Advertisement

26th Man Let Them Down, but They’re Still Prospering

Share

I really feel that I let Cleveland down.

Season after season, my favorite town in Ohio and I had a deal. Every April, like clockwork, I would write a column predicting that this would be the year the Cleveland baseball club finally won the pennant. Whereupon the swell folks at Municipal Stadium would take this column, clip it, frame it, mount it on one of the stadium’s walls for all to see and congratulate me on my obvious intelligence and faith.

Then Cleveland would go out and finish in seventh place, usually because there was no eighth place.

It was a running gag, but we both took it seriously. One season, the public-relations director for the club wrote a note informing me that I would be invited to either toss out the ceremonial first ball at one of Cleveland’s World Series games that autumn, or, barring that, ride in a convertible with the champions in the city’s ticker-tape parade.

Advertisement

Well, that was a while ago.

Those framed columns became yellowing journalism after a number of years, sitting there on the stadium walls like bad motel art. To my everlasting joy, no Clevelander ever accused me of being a jinx, or requested that I heave my columns into the other garbage in Lake Erie. To the contrary, I received dozens of thank-you notes, the tone of which brought to mind those old wine-cooler commercials, the ones with the old-timer in the rocking chair saying: “And thanks for your support.”

One woman wrote to invite me to her bedroom full of authentic Cleveland souvenirs and posters. I blushed.

Another called me “Cleveland’s 26th man.”

I wrote her back that October to say that having seen Cleveland’s 25 other men, perhaps what this team needed was not my support but my arm and bat.

And then “Major League” came out, that movie about Cleveland finally winning the big one.
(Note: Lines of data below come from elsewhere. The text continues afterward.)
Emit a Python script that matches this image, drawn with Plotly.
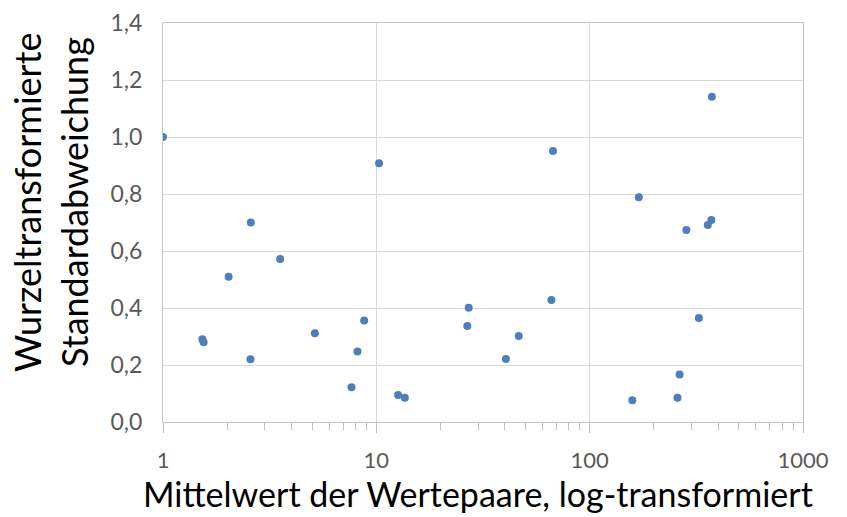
import plotly.graph_objects as go

# Data
mean_values = [1.0, 2.58, 10.3, 374, 67.3, 170, 284, 358, 372,
               1.53, 1.55, 2.03, 2.57, 3.54, 5.15, 8.16, 8.77, 7.65, 12.65, 13.6,
               27.1, 26.7, 66.2, 46.5, 40.5, 325, 264, 258, 158.5]
sd_values = [1.0, 0.70, 0.908, 1.141, 0.951, 0.789, 0.674, 0.691, 0.709,
             0.29, 0.28, 0.51, 0.22, 0.572, 0.311, 0.247, 0.356, 0.122, 0.095, 0.085,
             0.401, 0.337, 0.428, 0.302, 0.221, 0.365, 0.167, 0.085, 0.076]

x_title = "Mittelwert der Wertepaare, log-transformiert"
y_title_lines = ["Wurzeltransformierte", "Standardabweichung"]

FONT = "Lato, 'Open Sans', sans-serif"
GRID = "#D9D9D9"
L, R, T, B = 163, 44, 23, 95
W, H = 847, 517
PW, PH = W - L - R, H - T - B

fig = go.Figure()
fig.add_trace(go.Scatter(
    x=mean_values, y=sd_values, mode="markers",
    marker=dict(size=8, color="#4F7FBA"),
    showlegend=False,
))

fig.update_layout(
    width=W, height=H,
    margin=dict(l=L, r=R, t=T, b=B, autoexpand=False),
    paper_bgcolor="white", plot_bgcolor="white",
    separators=",.",
    font=dict(family=FONT, color="#595959"),
    xaxis=dict(
        type="log", range=[0, 3], dtick=1, automargin=False,
        showgrid=True, gridcolor=GRID, gridwidth=1,
        showline=True, linecolor="#C8C8C8", linewidth=1, mirror=True,
        ticks="outside", ticklen=10, tickcolor="#BFBFBF",
        minor=dict(ticks="outside", ticklen=7, tickcolor="#BFBFBF", dtick="D1", showgrid=False),
        tickfont=dict(family=FONT, size=22, color="#595959"),
        ticklabelstandoff=9,
        zeroline=False,
    ),
    yaxis=dict(
        range=[0, 1.4], dtick=0.2, tickformat=".1f", automargin=False,
        showgrid=True, gridcolor=GRID, gridwidth=1,
        showline=True, linecolor="#C8C8C8", linewidth=1, mirror=True,
        ticks="", ticklabelstandoff=15,
        tickfont=dict(family=FONT, size=23, color="#595959"),
        zeroline=False,
    ),
)

fig.add_annotation(
    text=x_title, showarrow=False, xref="paper", yref="paper",
    x=(478 - L) / PW, y=(422 - 493) / PH, xanchor="center", yanchor="middle",
    font=dict(family=FONT, size=34, color="#000000"),
)

for line, xpx in zip(y_title_lines, [27, 74]):
    fig.add_annotation(
        text=line, textangle=-90, showarrow=False,
        xref="paper", yref="paper",
        x=(xpx - L) / PW, y=(422 - 202) / PH,
        xanchor="center", yanchor="middle",
        font=dict(family=FONT, size=36, color="#000000"),
    )

fig.write_html("out.html", config={"displayModeBar": False},
               post_script="document.body.style.margin='0px';")
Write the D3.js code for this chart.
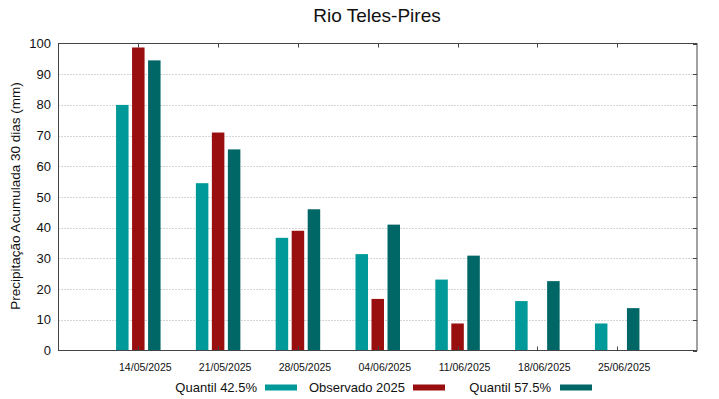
<!DOCTYPE html>
<html><head><meta charset="utf-8">
<script src="https://cdn.jsdelivr.net/npm/d3@7"></script>
<style>body{margin:0;background:#fff}svg{display:block;font-family:"Liberation Sans",Arial,sans-serif}</style>
</head><body>
<svg id="c" width="719" height="399"></svg>
<script>
const categories = ["14/05/2025","21/05/2025","28/05/2025","04/06/2025","11/06/2025","18/06/2025","25/06/2025"];
const quantil425 = [80, 54.5, 36.7, 31.4, 23.1, 16.1, 8.8];
const observado2025 = [98.7, 71, 39, 16.8, 8.8, null, null];
const quantil575 = [94.5, 65.5, 46, 41, 30.9, 22.6, 13.8];
const yTicks = [0,10,20,30,40,50,60,70,80,90,100];
const seriesNames = ["Quantil 42.5%","Observado 2025","Quantil 57.5%"];
const colors = ["#009999","#990f0f","#006666"];

const svg = d3.select("#c");
const L=58.5, R=697, T=43.5, B=350.5;
const x = d3.scaleLinear().domain([-1, categories.length]).range([L, R]);
const y = d3.scaleLinear().domain([0,100]).range([B, T]);

// grid
svg.append("g").selectAll("line").data(yTicks.filter(d=>d>0&&d<100)).join("line")
  .attr("x1",L).attr("x2",R).attr("y1",d=>Math.round(y(d))+0.5).attr("y2",d=>Math.round(y(d))+0.5)
  .attr("stroke","#aaa").attr("stroke-width",1).attr("stroke-dasharray","1,2");

// bars
const series=[quantil425, observado2025, quantil575];
const offs=[-16,0,16], bw=12.5;
series.forEach((s,si)=>{
  svg.append("g").selectAll("rect").data(s.map((v,i)=>({v,i})).filter(d=>d.v!=null)).join("rect")
    .attr("x",d=>x(d.i)+offs[si]-bw/2).attr("width",bw)
    .attr("y",d=>y(d.v)).attr("height",d=>B-y(d.v))
    .attr("fill",colors[si]);
});

// frame
svg.append("rect").attr("x",L).attr("y",T).attr("width",R-L).attr("height",B-T)
  .attr("fill","none").attr("stroke","#444").attr("stroke-width",1);

// x ticks inside (top and bottom)
const xt = svg.append("g");
categories.forEach((c,i)=>{
  const xx=Math.round(x(i))+0.5;
  xt.append("line").attr("x1",xx).attr("x2",xx).attr("y1",T).attr("y2",T+4).attr("stroke","#444");
  xt.append("line").attr("x1",xx).attr("x2",xx).attr("y1",B).attr("y2",B-4).attr("stroke","#444");
});
// right ticks
svg.append("g").selectAll("line").data(yTicks).join("line")
  .attr("x1",R).attr("x2",R-4).attr("y1",d=>Math.round(y(d))+0.5).attr("y2",d=>Math.round(y(d))+0.5).attr("stroke","#444");

// y labels
svg.append("g").selectAll("text").data(yTicks).join("text")
  .attr("x",51).attr("y",d=>y(d)).attr("dy","0.35em").attr("text-anchor","end")
  .attr("font-size",13).attr("fill","#111").text(d=>d);

// x labels
svg.append("g").selectAll("text").data(categories).join("text")
  .attr("x",(d,i)=>x(i)+7).attr("y",371).attr("text-anchor","middle")
  .attr("font-size",10.5).attr("fill","#111").text(d=>d);

// title
svg.append("text").attr("x",377).attr("y",22).attr("text-anchor","middle")
  .attr("font-size",19).attr("fill","#111").text("Rio Teles-Pires");

// y axis label
svg.append("text").attr("transform","translate(20,196) rotate(-90)").attr("text-anchor","middle")
  .attr("font-size",13.5).attr("fill","#111").text("Precipitação Acumulada 30 dias (mm)");

// legend
const leg=[{tx:257,sx:265},{tx:405,sx:413},{tx:551,sx:560}];
leg.forEach((l,i)=>{
  svg.append("text").attr("x",l.tx).attr("y",392).attr("text-anchor","end").attr("font-size",13).attr("fill","#111").text(seriesNames[i]);
  svg.append("rect").attr("x",l.sx).attr("y",384.5).attr("width",32).attr("height",6).attr("fill",colors[i]);
});
</script>
</body></html>
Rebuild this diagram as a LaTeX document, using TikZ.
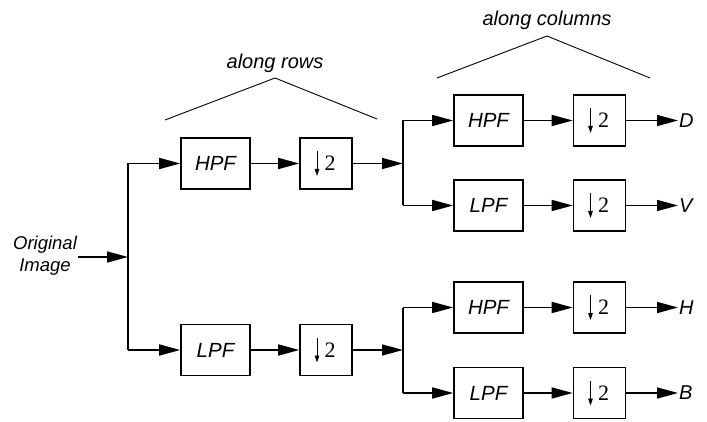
\documentclass[tikz,border=0pt]{standalone}
\usepackage[no-math]{fontspec}
\setmainfont{Liberation Sans}
\newfontfamily\twofont{Liberation Serif}
\usetikzlibrary{arrows.meta}
\newcommand{\dsamp}[3]{%
  \node[dn] (#1) at (#2,#3) {};
  \node[twol] (#1-two) at ([xshift=4pt]#1.center) {2};
  \draw[darr] ([xshift=-9pt,yshift=12.5pt]#1.center) -- ([xshift=-9pt,yshift=-12.5pt]#1.center);}
\begin{document}
\begin{tikzpicture}[x=1pt,y=-1pt,
 filt/.style={draw, line width=1.6pt, minimum width=69pt, minimum height=51pt, inner sep=0pt, font=\fontsize{20.5}{22}\selectfont\itshape},
 dn/.style={draw, line width=1.6pt, minimum width=52pt, minimum height=51pt, inner sep=0pt},
 twol/.style={inner sep=0pt, font=\fontsize{22}{22}\selectfont\twofont},
 darr/.style={line width=0.8pt, -{Triangle[length=7pt,width=4.5pt]}},
 lbl/.style={font=\fontsize{20}{22}\selectfont\itshape, inner sep=1pt},
 wire/.style={line width=1.6pt},
 arr/.style={wire, -{Triangle[length=21pt,width=11pt]}},
 bracket/.style={line width=0.9pt}]
\useasboundingbox (0,0) rectangle (707,422);

% input
\node[lbl, align=center, font=\fontsize{18.5}{22}\selectfont\itshape] (orig) at (45,256) {Original\\Image};
\coordinate (j1) at (128,257);

% stage 1
\node[filt] (h1) at (215.5,163.5) {HPF};
\dsamp{dh1}{326}{163.5}
\node[filt] (l1) at (215.5,350) {LPF};
\dsamp{dl1}{326}{350}

\coordinate (j2) at (403,163.5);
\coordinate (j3) at (403,350);

% stage 2 top
\node[filt] (hh) at (488.5,120.5) {HPF};
\dsamp{dhh}{599.5}{120.5}
\node[filt] (hl) at (488.5,205.5) {LPF};
\dsamp{dhl}{599.5}{205.5}
\node[lbl, anchor=west] (D) at (678,120.5) {D};
\node[lbl, anchor=west] (V) at (678,205.5) {V};

% stage 2 bottom
\node[filt] (lh) at (488.5,307.5) {HPF};
\dsamp{dlh}{599.5}{307.5}
\node[filt] (ll) at (488.5,393) {LPF};
\dsamp{dll}{599.5}{393}
\node[lbl, anchor=west] (H) at (678,307.5) {H};
\node[lbl, anchor=west] (B) at (678,393) {B};

% wires stage 1
\draw[arr] (orig.east |- j1) -- (j1);
\draw[wire] (h1.west -| j1) -- (l1.west -| j1);
\draw[arr] (h1.west -| j1) -- (h1.west);
\draw[arr] (l1.west -| j1) -- (l1.west);
\draw[arr] (h1) -- (dh1);
\draw[arr] (l1) -- (dl1);
\draw[arr] (dh1) -- (j2);
\draw[arr] (dl1) -- (j3);

% wires stage 2 top
\draw[wire] (hh.west -| j2) -- (hl.west -| j2);
\draw[arr] (hh.west -| j2) -- (hh.west);
\draw[arr] (hl.west -| j2) -- (hl.west);
\draw[arr] (hh) -- (dhh);
\draw[arr] (hl) -- (dhl);
\draw[arr] (dhh) -- (D);
\draw[arr] (dhl) -- (V);

% wires stage 2 bottom
\draw[wire] (lh.west -| j3) -- (ll.west -| j3);
\draw[arr] (lh.west -| j3) -- (lh.west);
\draw[arr] (ll.west -| j3) -- (ll.west);
\draw[arr] (lh) -- (dlh);
\draw[arr] (ll) -- (dll);
\draw[arr] (dlh) -- (H);
\draw[arr] (dll) -- (B);

% brackets
\coordinate (r1) at (165,120);
\coordinate (r2) at (275,78);
\coordinate (r3) at (377,119);
\draw[bracket] (r1) -- (r2) -- (r3);
\node[lbl] (rows) at (275,63) {along rows};
\coordinate (c1) at (437,78);
\coordinate (c2) at (547,36);
\coordinate (c3) at (650,78);
\draw[bracket] (c1) -- (c2) -- (c3);
\node[lbl] (cols) at (547,20) {along columns};
\end{tikzpicture}
\end{document}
That was the one in which Charlie Sheen crossed Bob Feller with Ryne Duren. Wild thing, he made their hearts sing. And Tom Berenger played a hobbled catcher, Wesley Snipes a swift center fielder and Corbin Bernsen a natty third basemen, and together they all made American Express commercials and lived happily ever after, although in the sequel they had to use a designated Snipes.

I was jealous.

For I had foreseen a Cleveland pennant first. But did the producers cut me in for 10% of the gross? No, they did not. Did they ask me to play a happy-go-lucky media slob, an invitation they could have sent advising, “Come as you are?” No, they did not. They got that wacky Bob Uecker instead. Me, I didn’t even get a guest shot on “Mr. Belvedere.”

Well, I abandoned Cleveland. Shame on me.

All those Aprils I had written my love columns--careful never to date them April 1 for fear of someone thinking it a hoax--declaring that Cleveland was about to experience a non-fiction championship season.

Advertisement

And then I forgot.

Everything was set this season for this to be the one. Rather than having to defeat six other teams in its division, Cleveland this time would need to defeat only four. The club had outstanding talent and a calamity-free spring.

Best of all, it had a new stadium, majestic Jacobs Field, named of course in honor of that immortal man, uh, somebody named Jacobs.

Boy, what a nice place to hang one of my columns. Better write a beauty this spring, I reminded myself. Maybe some song lyrics about “going to Cleveland, Cleveland,” to the tune of that Paul Simon song about Graceland. Be sure to give everybody a great big Ohio hi.

And then I forgot.

“What happened to your traditional Cleveland column?” Clevelanders began to write. Forgot.

Well, you know the rest. Who’s in first place? Who’s got one of the American League’s best records? Who’s winning more than 60% of its games? Who went out and got Eddie Murray and Jack Morris and Dennis Martinez and guys who actually know how to win? Who’s won more home games than anybody in baseball? Whose attendance is soaring as thousands file past all that beautiful but wasted wall space?

Maybe I was the jinx.

In any case, I am so delighted that this will be the year. I realize that midseason is a pretty cheesy time to be making predictions, but, you know what they say, a midsummer night’s dream is better than no dream at all.

My only other regret? It’s that when Cleveland and Atlanta get together this October for one of the all-time great World Series, it will be the first time in baseball history that I will spend an entire championship series calling neither team by its given nickname.

Advertisement

Having said that, go, Cleveland, go.